Democratic presidential candidate Rep. Tulsi Gabbard of Hawaii is accusing former Secretary of State Hillary Clinton of deliberately spreading false accusations that Gabbard is a Russian asset in a lawsuit seeking upwards of $50 million in damages.
During an October 2019 interview with the podcast Campaign HQ With David Plouffe, Clinton suggested the 2020 presidential candidate was "the favorite of the Russians" and "a Russian asset." Gabbard insists these statements have no grounds in reality, and that Clinton knew or should have known this at the time.
"Rather than facts or reliable evidence, Clinton’s basis for the Defamatory Statements was one or both of: (a) her own imagination; or (b) extremely dubious conspiracy theories that any reasonable person (and especially Clinton, a former United States Senator and Secretary of State) would know to be fanciful, wholly unverified, and inherently and objectively unreliable,” said the lawsuit, filed Wednesday in Manhattan federal court.

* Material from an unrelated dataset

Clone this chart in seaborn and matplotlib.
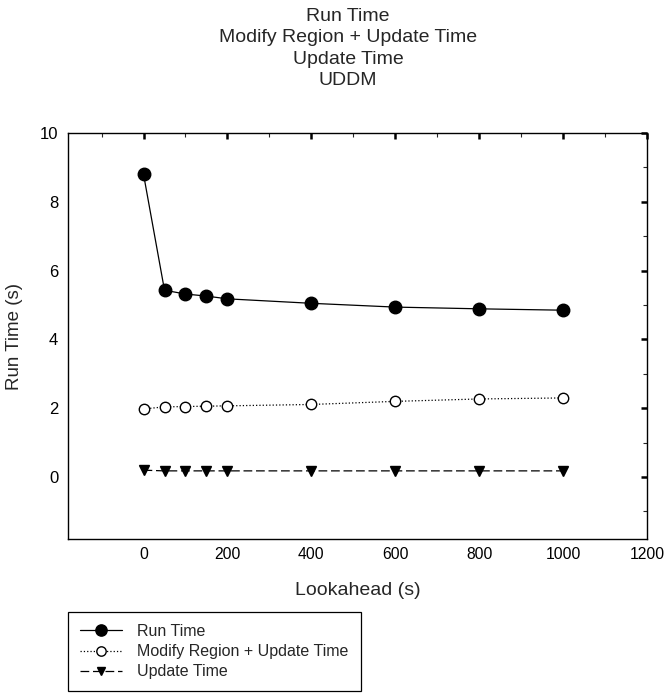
import numpy as np
import pandas as pd
import matplotlib
matplotlib.use("Agg")
import matplotlib.pyplot as plt
import seaborn as sns
from matplotlib.ticker import MultipleLocator

lookahead = [0, 50, 100, 150, 200, 400, 600, 800, 1000]
run_time = [8.8, 5.43, 5.32, 5.26, 5.18, 5.05, 4.94, 4.89, 4.85]
modify_update = [1.98, 2.04, 2.05, 2.06, 2.07, 2.11, 2.2, 2.27, 2.3]
update_time = [0.2, 0.18, 0.18, 0.18, 0.18, 0.18, 0.18, 0.18, 0.18]

series_names = ["Run Time", "Modify Region + Update Time", "Update Time"]
title_lines = ["Run Time", "Modify Region + Update Time", "Update Time", "UDDM"]

sns.set_theme(style="white")
plt.rcParams["font.family"] = ["Liberation Sans", "DejaVu Sans"]

fig = plt.figure(figsize=(6.65, 6.94), dpi=100)
ax = fig.add_axes([68/665, 1-539/694, (647-68)/665, (539-133)/694])

styles = [
    dict(marker="o", linestyle="-", markerfacecolor="black", markersize=9),
    dict(marker="o", linestyle=":", markerfacecolor="white", markersize=7.5),
    dict(marker="v", linestyle=(0, (7, 3)), markerfacecolor="black", markersize=7),
]
for name, vals, st in zip(series_names, [run_time, modify_update, update_time], styles):
    df = pd.DataFrame({"x": lookahead, "y": vals})
    sns.lineplot(data=df, x="x", y="y", ax=ax, color="black", linewidth=0.9,
                 marker=st["marker"], linestyle=st["linestyle"],
                 markerfacecolor=st["markerfacecolor"], markeredgecolor="black",
                 markeredgewidth=1.0, markersize=st["markersize"], label=name)

ax.set_xlim(-180, 1200)
ax.set_ylim(-1.8, 10)
ax.xaxis.set_major_locator(MultipleLocator(200))
ax.xaxis.set_minor_locator(MultipleLocator(100))
ax.yaxis.set_major_locator(MultipleLocator(2))
ax.yaxis.set_minor_locator(MultipleLocator(1))
ax.tick_params(which="major", direction="in", length=4, width=1.8, top=True, right=True,
               labelsize=12, colors="black")
ax.tick_params(axis="x", which="major", pad=6, labelsize=11.3)
ax.tick_params(axis="y", which="major", pad=7)
ax.tick_params(which="minor", direction="in", length=3, width=0.8, top=True, right=True)
for s in ax.spines.values():
    s.set_visible(True)
    s.set_color("black")
    s.set_linewidth(1.0)

ax.set_xlabel("Lookahead (s)", fontsize=14, labelpad=14)
ax.set_ylabel("Run Time (s)", fontsize=13.5, labelpad=12)

fig.text(348/665, 1-8/694, "\n".join(title_lines), ha="center", va="top",
         fontsize=14, linespacing=1.33)

handles, labels = ax.get_legend_handles_labels()
ax.legend(handles, labels, loc="upper left", bbox_to_anchor=(68/665, 1-612/694),
          bbox_transform=fig.transFigure, borderaxespad=0, frameon=True,
          fancybox=False, edgecolor="black", framealpha=1, fontsize=11.5,
          handlelength=2.65, handletextpad=0.95, labelspacing=0.32,
          borderpad=0.75, markerscale=0.9)
ax.get_legend().get_frame().set_linewidth(0.9)

fig.savefig("out.png", dpi=100)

Clinton did not specifically name Gabbard in her remarks, but strongly implied she was referring to her. The complaint points out that when asked if she was referring to Gabbard, Clinton spokesman Nick Merrill responded, "If the nesting doll fits," a reference to Russian dolls.
Gabbard's complaint states in no uncertain terms that "Tulsi is not a Russian asset," and that neither Russia nor anyone else "controls her or her presidential campaign." To the contrary, it plays up her history of public service, from her time in the Army National Guard to her four terms as a U.S. congresswoman.
Citing her roles on House committees and in the military, the complaint points out that Gabbard "has never had her security clearances challenged or revoked," and claims that Clinton was aware that if Gabbard was really a Russian asset, she would not have been able to serve in these positions which provide her "access to highly sensitive and classified information."
As for why Clinton would make such statements, Gabbard claims Clinton has "a unique, personal connection to Tulsi that animates her hostility towards Tulsi and her presidential campaign.”
The lawsuit claims that this stems from when Gabbard supported Sen. Bernie Sanders, I-Vt., in the 2016 Democratic primary. Gabbard, who was the vice chair of the Democratic National Committee at the time, was the most high-profile member of Congress to support Sanders as he ran against Clinton.
"Clinton was extremely angry—to put it mildly—that Tulsi endorsed Senator Sanders over her," the lawsuit says, citing communications Gabbard claims she received from Clinton's representatives saying that her team "no longer trust[s] [Tulsi's] judgment." Gabbard also alleges that she was told "that the Clinton team would never forget this slight."
The complaint states that "agents" for Clinton let Gabbard know they would not assist Gabbard in her campaigns.
"These agents then forwarded this correspondence to Huma Abedin (Clinton’s closest aide) and John Podesta (chairman of Clinton’s 2016 presidential campaign) to gloat about the beatdown they felt they delivered on Tulsi, writing 'Hammer dropped!'" the complaint says.
"One would expect someone of Mrs. Clinton’s political background to act with a greater level of maturity and dignity, but her personal hostility toward Rep. Gabbard apparently clouded Mrs. Clinton’s reason and blinded her to U.S. defamation laws," Gabbard's attorney Brian Dunne said in a statement.
Clinton spokesperson Nick Merrill responded to the lawsuit, telling Fox News, “That’s ridiculous.”
Gabbard claims that she and her campaign were substantially harmed by Clinton's statements, citing opinion surveys that showed that millions of Americans believed Clinton, including people in key primary states.
The result, the lawsuit says, is that Gabbard has lost potential donors and voters, with damages "estimated to exceed $50 million." In addition to those damages, Gabbard is seeking special and punitive damages "in view of Clinton's malicious and unrepentant conduct." She also seeks litigation costs and an injunction against further publication of the defamatory statements.
Gabbard has hovered in the low single digits in national polls since the start of the 2020 presidential race.